* _What you have to do_: Copy the data below exactly, omitting any picture it contains.

* _Given data_:
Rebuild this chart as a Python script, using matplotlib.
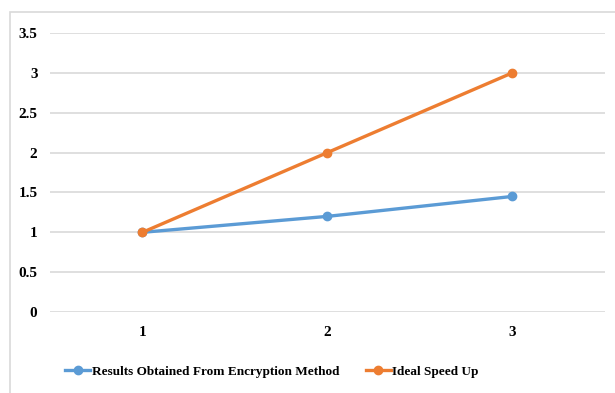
import matplotlib.pyplot as plt
from matplotlib.patches import Rectangle

x_labels = ['1', '2', '3']
encryption = [1.0, 1.2, 1.45]
ideal = [1.0, 2.0, 3.0]

plt.rcParams['font.family'] = 'Liberation Serif'
plt.rcParams['font.weight'] = 'bold'

fig = plt.figure(figsize=(6.15, 3.93), dpi=100)
ax = fig.add_axes([0.0813, 0.206, 0.902, 0.710])

# outer chart border
fig.patches.append(Rectangle((10 / 615, -0.05), 1.1, (393 - 12) / 393 + 0.05,
                             transform=fig.transFigure, fill=False,
                             edgecolor='#d9d9d9', linewidth=1.2))

xs = range(len(x_labels))
ax.plot(xs, encryption, color='#5B9BD5', linewidth=2.4, marker='o', markersize=6,
        label='Results Obtained From Encryption Method', zorder=3)
ax.plot(xs, ideal, color='#ED7D31', linewidth=2.4, marker='o', markersize=6,
        label='Ideal Speed Up', zorder=3)

ax.set_xlim(-0.5, 2.5)
ax.set_ylim(0, 3.5)
ax.set_yticks([0, 0.5, 1, 1.5, 2, 2.5, 3, 3.5])
ax.set_yticklabels(['0', '0.5', '1', '1.5', '2', '2.5', '3', '3.5'])
ax.set_xticks(list(xs))
ax.set_xticklabels(x_labels)
ax.grid(axis='y', color='#d9d9d9', linewidth=1.2)
ax.set_axisbelow(True)
for s in ax.spines.values():
    s.set_visible(False)
ax.tick_params(length=0, labelsize=11, pad=9)
ax.tick_params(axis='x', pad=10)

ax.legend(loc='upper center', bbox_to_anchor=(0.40, -0.15), ncol=2, frameon=False,
          fontsize=9.5, handlelength=1.9, handletextpad=0.1, columnspacing=2)

fig.savefig('out.png', dpi=100)
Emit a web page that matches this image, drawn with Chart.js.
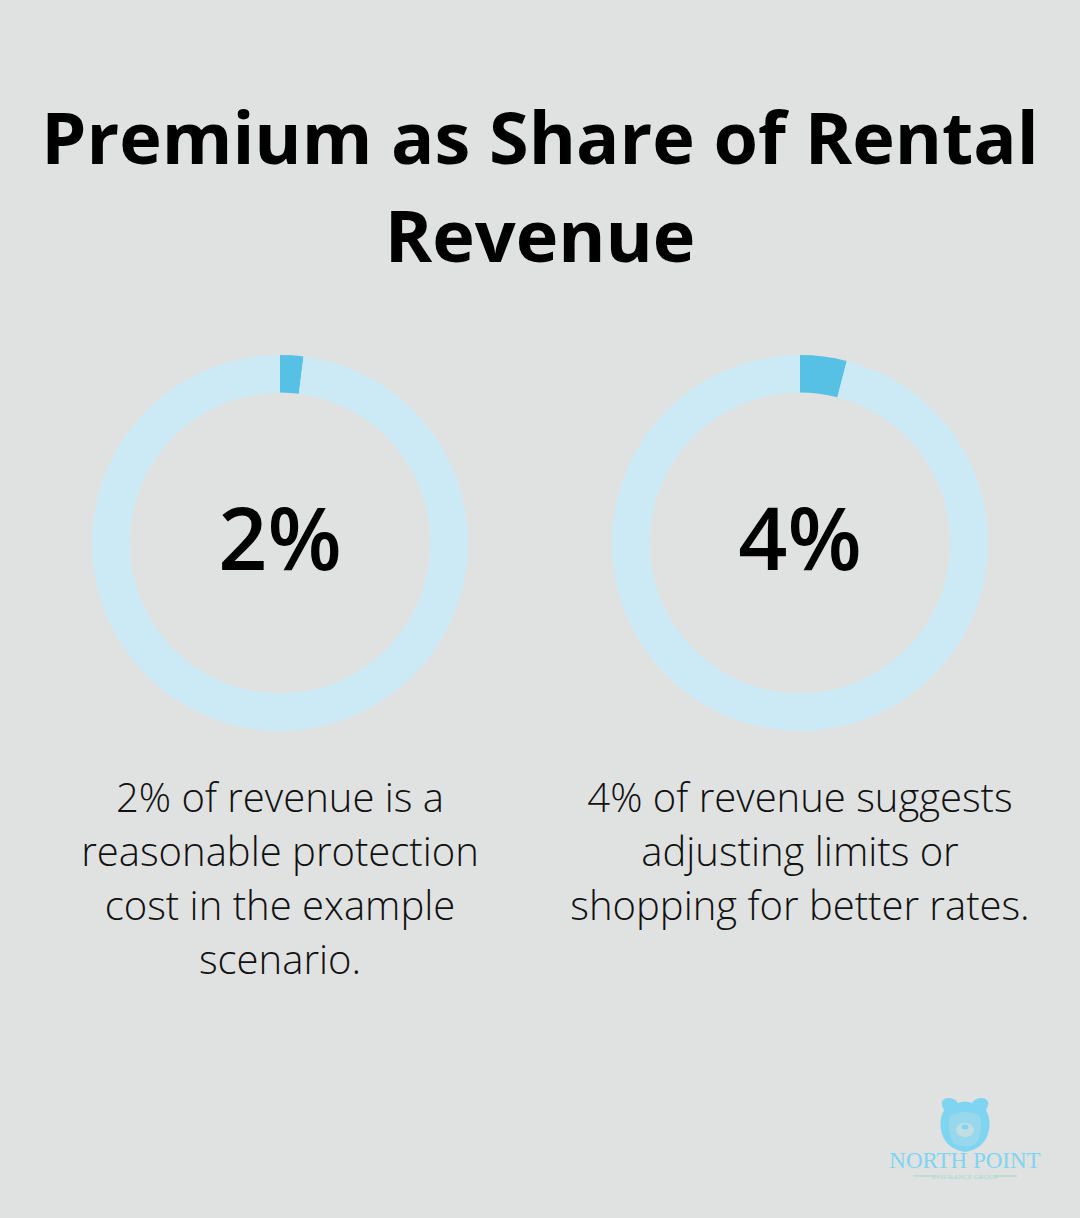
<!DOCTYPE html>
<html>
<head>
<meta charset="utf-8">
<script src="https://cdn.jsdelivr.net/npm/chart.js@4"></script>
<style>
  html, body { margin: 0; padding: 0; }
  body {
    width: 1080px; height: 1218px; background: #e0e2e1;
    font-family: "Open Sans", sans-serif; position: relative; overflow: hidden;
  }
  h1 {
    position: absolute; left: 0; top: 87px; width: 1080px; margin: 0;
    text-align: center; font-weight: 700; font-size: 72px; line-height: 98px; color: #000;
  }
  .ring { position: absolute; top: 355px; width: 376px; height: 376px; }
  .pct {
    position: absolute; top: 477px; width: 376px; text-align: center;
    font-size: 86px; font-weight: 600; line-height: 120px; color: #000;
  }
  .desc {
    position: absolute; top: 770px; width: 500px; text-align: center;
    font-size: 40px; font-weight: 300; line-height: 54px; color: #111;
  }
  .logo { position: absolute; left: 880px; top: 1096px; width: 170px; height: 90px; }
</style>
</head>
<body>
<h1>Premium as Share of Rental<br>Revenue</h1>

<canvas id="ring0" class="ring" style="left:92px"></canvas>
<canvas id="ring1" class="ring" style="left:612px"></canvas>
<div id="pct0" class="pct" style="left:92px"></div>
<div id="pct1" class="pct" style="left:612px"></div>
<div id="desc0" class="desc" style="left:30px"></div>
<div id="desc1" class="desc" style="left:550px"></div>

<svg class="logo" viewBox="0 0 170 90">
  <path d="M64 14 Q58 3 68 2 Q75 2 78 7 Q85 4 92 7 Q95 2 102 2 Q112 3 106 14 Q112 25 108 38 Q103 53 85 56 Q67 53 62 38 Q58 25 64 14 Z" fill="#7fd4f1"/>
  <path d="M70 20 Q85 12 100 20 Q104 34 96 48 Q85 53 74 48 Q66 34 70 20 Z" fill="#e0e2e1" opacity="0.25"/>
  <ellipse cx="85" cy="34" rx="9" ry="7" fill="#e0e2e1" opacity="0.6"/>
  <ellipse cx="85" cy="31" rx="3.5" ry="2.5" fill="#7fd4f1"/>
  <text x="85" y="72" text-anchor="middle" font-family="Liberation Serif, serif" font-size="23" fill="#7fd4f1">NORTH POINT</text>
  <line x1="33" y1="80" x2="55" y2="80" stroke="#9fd9cf" stroke-width="1"/>
  <line x1="115" y1="80" x2="137" y2="80" stroke="#9fd9cf" stroke-width="1"/>
  <text x="85" y="82.5" text-anchor="middle" font-family="Liberation Serif, serif" font-size="7" fill="#9fd9cf">INSURANCE GROUP</text>
</svg>

<script>
const shares = [2, 4];
const shareLabels = ["2%", "4%"];
const descriptions = [
  ["2% of revenue is a", "reasonable protection", "cost in the example", "scenario."],
  ["4% of revenue suggests", "adjusting limits or", "shopping for better rates."]
];
const filledColor = "#56c1e4";
const restColor = "#cbeaf5";

shares.forEach((value, i) => {
  document.getElementById("pct" + i).textContent = shareLabels[i];
  document.getElementById("desc" + i).innerHTML = descriptions[i].join("<br>");

  new Chart(document.getElementById("ring" + i), {
    type: "doughnut",
    data: {
      labels: ["Premium", "Other revenue"],
      datasets: [{
        data: [value, 100 - value],
        backgroundColor: [filledColor, restColor],
        borderWidth: 0,
        hoverOffset: 0
      }]
    },
    options: {
      responsive: false,
      animation: false,
      cutout: "80%",
      layout: { padding: 0 },
      plugins: { legend: { display: false }, tooltip: { enabled: false } },
      events: []
    }
  });
});
</script>
</body>
</html>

* _Written answer_:
Rebuild this chart as a Python script, using matplotlib.
import matplotlib.pyplot as plt
from matplotlib.patches import Rectangle

x_labels = ['1', '2', '3']
encryption = [1.0, 1.2, 1.45]
ideal = [1.0, 2.0, 3.0]

plt.rcParams['font.family'] = 'Liberation Serif'
plt.rcParams['font.weight'] = 'bold'

fig = plt.figure(figsize=(6.15, 3.93), dpi=100)
ax = fig.add_axes([0.0813, 0.206, 0.902, 0.710])

# outer chart border
fig.patches.append(Rectangle((10 / 615, -0.05), 1.1, (393 - 12) / 393 + 0.05,
                             transform=fig.transFigure, fill=False,
                             edgecolor='#d9d9d9', linewidth=1.2))

xs = range(len(x_labels))
ax.plot(xs, encryption, color='#5B9BD5', linewidth=2.4, marker='o', markersize=6,
        label='Results Obtained From Encryption Method', zorder=3)
ax.plot(xs, ideal, color='#ED7D31', linewidth=2.4, marker='o', markersize=6,
        label='Ideal Speed Up', zorder=3)

ax.set_xlim(-0.5, 2.5)
ax.set_ylim(0, 3.5)
ax.set_yticks([0, 0.5, 1, 1.5, 2, 2.5, 3, 3.5])
ax.set_yticklabels(['0', '0.5', '1', '1.5', '2', '2.5', '3', '3.5'])
ax.set_xticks(list(xs))
ax.set_xticklabels(x_labels)
ax.grid(axis='y', color='#d9d9d9', linewidth=1.2)
ax.set_axisbelow(True)
for s in ax.spines.values():
    s.set_visible(False)
ax.tick_params(length=0, labelsize=11, pad=9)
ax.tick_params(axis='x', pad=10)

ax.legend(loc='upper center', bbox_to_anchor=(0.40, -0.15), ncol=2, frameon=False,
          fontsize=9.5, handlelength=1.9, handletextpad=0.1, columnspacing=2)

fig.savefig('out.png', dpi=100)
Emit a web page that matches this image, drawn with Chart.js.
<!DOCTYPE html>
<html>
<head>
<meta charset="utf-8">
<script src="https://cdn.jsdelivr.net/npm/chart.js@4"></script>
<style>
  html, body { margin: 0; padding: 0; }
  body {
    width: 1080px; height: 1218px; background: #e0e2e1;
    font-family: "Open Sans", sans-serif; position: relative; overflow: hidden;
  }
  h1 {
    position: absolute; left: 0; top: 87px; width: 1080px; margin: 0;
    text-align: center; font-weight: 700; font-size: 72px; line-height: 98px; color: #000;
  }
  .ring { position: absolute; top: 355px; width: 376px; height: 376px; }
  .pct {
    position: absolute; top: 477px; width: 376px; text-align: center;
    font-size: 86px; font-weight: 600; line-height: 120px; color: #000;
  }
  .desc {
    position: absolute; top: 770px; width: 500px; text-align: center;
    font-size: 40px; font-weight: 300; line-height: 54px; color: #111;
  }
  .logo { position: absolute; left: 880px; top: 1096px; width: 170px; height: 90px; }
</style>
</head>
<body>
<h1>Premium as Share of Rental<br>Revenue</h1>

<canvas id="ring0" class="ring" style="left:92px"></canvas>
<canvas id="ring1" class="ring" style="left:612px"></canvas>
<div id="pct0" class="pct" style="left:92px"></div>
<div id="pct1" class="pct" style="left:612px"></div>
<div id="desc0" class="desc" style="left:30px"></div>
<div id="desc1" class="desc" style="left:550px"></div>

<svg class="logo" viewBox="0 0 170 90">
  <path d="M64 14 Q58 3 68 2 Q75 2 78 7 Q85 4 92 7 Q95 2 102 2 Q112 3 106 14 Q112 25 108 38 Q103 53 85 56 Q67 53 62 38 Q58 25 64 14 Z" fill="#7fd4f1"/>
  <path d="M70 20 Q85 12 100 20 Q104 34 96 48 Q85 53 74 48 Q66 34 70 20 Z" fill="#e0e2e1" opacity="0.25"/>
  <ellipse cx="85" cy="34" rx="9" ry="7" fill="#e0e2e1" opacity="0.6"/>
  <ellipse cx="85" cy="31" rx="3.5" ry="2.5" fill="#7fd4f1"/>
  <text x="85" y="72" text-anchor="middle" font-family="Liberation Serif, serif" font-size="23" fill="#7fd4f1">NORTH POINT</text>
  <line x1="33" y1="80" x2="55" y2="80" stroke="#9fd9cf" stroke-width="1"/>
  <line x1="115" y1="80" x2="137" y2="80" stroke="#9fd9cf" stroke-width="1"/>
  <text x="85" y="82.5" text-anchor="middle" font-family="Liberation Serif, serif" font-size="7" fill="#9fd9cf">INSURANCE GROUP</text>
</svg>

<script>
const shares = [2, 4];
const shareLabels = ["2%", "4%"];
const descriptions = [
  ["2% of revenue is a", "reasonable protection", "cost in the example", "scenario."],
  ["4% of revenue suggests", "adjusting limits or", "shopping for better rates."]
];
const filledColor = "#56c1e4";
const restColor = "#cbeaf5";

shares.forEach((value, i) => {
  document.getElementById("pct" + i).textContent = shareLabels[i];
  document.getElementById("desc" + i).innerHTML = descriptions[i].join("<br>");

  new Chart(document.getElementById("ring" + i), {
    type: "doughnut",
    data: {
      labels: ["Premium", "Other revenue"],
      datasets: [{
        data: [value, 100 - value],
        backgroundColor: [filledColor, restColor],
        borderWidth: 0,
        hoverOffset: 0
      }]
    },
    options: {
      responsive: false,
      animation: false,
      cutout: "80%",
      layout: { padding: 0 },
      plugins: { legend: { display: false }, tooltip: { enabled: false } },
      events: []
    }
  });
});
</script>
</body>
</html>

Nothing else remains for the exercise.